Nota da redação: Cristina Chacel morreu em 2020.
Aqui não vai um comentário, mas uma observação/dúvida: No trecho “Espelho meu, quem é mais bela do que eu?
Ela é berço, núcleo, raiz e matriz. Guarda meio século de história de um país continental”, não seria meio milênio? E uma memória: em 1986 ou 87, fiz uma matéria sobre a poluição na Baía de Guanabara para a revista Manchete. Aquelas matérias de 10 páginas que você fica um mês apurando. Percorri toda a Baía com uma lancha do DNOS (Departamento Nacional de Obras e Saneamento), vi a poluição pelas fábricas de sardinha em Niterói, o desmatamento no fundo da Baía pelas olarias, a Companhia Brasileira de Anibióticos, em Tanguá, município que na época era distrito de Itaboraí, descartando resíduos perigosos no mar, e por aí foi.

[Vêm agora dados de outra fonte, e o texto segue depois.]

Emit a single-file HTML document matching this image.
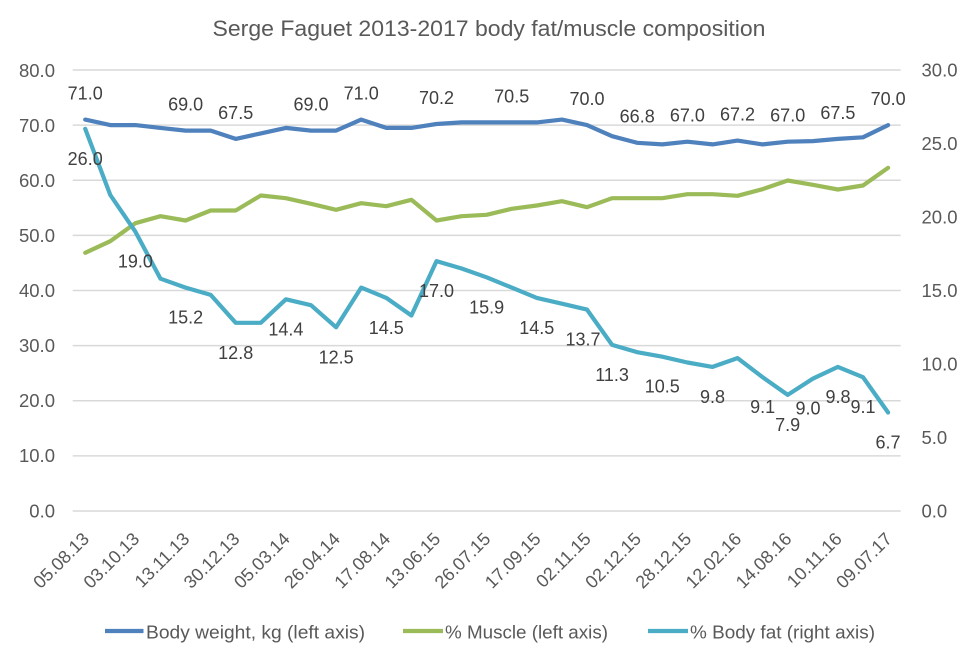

Mas a conclusão final do engenheiro que me acompanhou era: se canalizassem o esgoto doméstico jogado nos rios Sarapuí, Iguaçu e um terceiro que não lembro, e jogassem na hora que a corrente sai da Baía, na parte profunda ali entre o Flamengo e a Fortaleza de Santa Cruz, mais de 50% do problema estaria sanado. Trinta anos se passaram e nem isso foi feito. Tratar esgoto então…
Só faltou falar mais dos lixões clandestino em São Gonçalo e Duque de caxias.